Landgartha: a tragie-comedy
By Henry Burnell
Deana Rankin editor
‘Deana Rankin’s is the first edition sine 1641 of the only published play by Henry Burnell … This fine scholarly edition of Landgartha helps to unfold the occluded verso of more familiar works such as Jonson’s Irish Masque at Court or Shirley’s Triumph of Peace … The real value of this edition is Rankin’s lengthy introductory essay, which provides the reader with a complex and nuanced set of coordinates for reading Landgartha in the most sustained exploration of the play thus far … Rankin’s introduction makes sense of Landgartha by restoring its complexity … we begin to understand why Landgartha needs to be read as more than a historical curiosity. This splendid new edition now makes that possible’, Chris Morash, Renaissance Quarterly (2017).
‘Landgartha is the story of an Amazonian warrior and her merry band of all-female fighters, who, due to their infamous martial prowess, are constantly called on to help the King of Denmark … Rankin’s introduction does give the reader the historical context, and successfully establishes Landgartha as a play which challenges the accepted canon of Renaissance drama', Anna-Maria Ssemuyaba, TLS (May 2014).

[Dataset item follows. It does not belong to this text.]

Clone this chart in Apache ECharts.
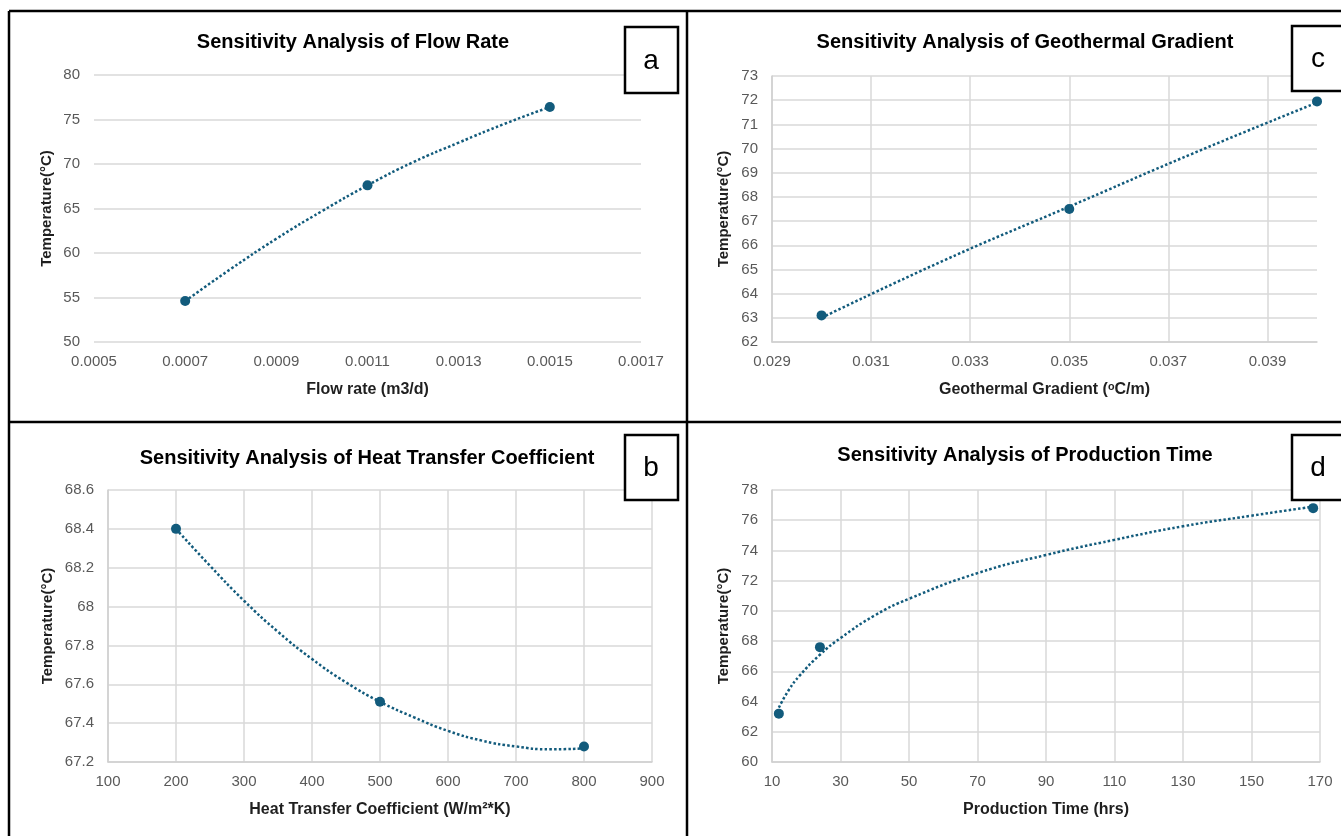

‘Rankin’s edition [of Landgartha] retains most of the original spelling, punctuation and lineation from the Bodleian copy of the 1641 edition of the play, which she has collated with six additional extant copies in the United States and United Kingdom … Rankin’s introduction to the text is both detailed and wide-ranging, beginning with an account of Landgartha’s critical history … On the whole, the edition contributes ably to the extension of the canon of early modern drama with a text and introductory material that offer a fascinating glimpse into the complex intersections of performance, print and politics. It will no doubt encourage multiple generations of students and scholars to learn more about Burnell, the venues for dramatic performance that existed outside of the commercial playhouses of England, and the manifold, shifting worlds they staged’, Vimala C. Pasupathi, Review of English Studies (April 2015).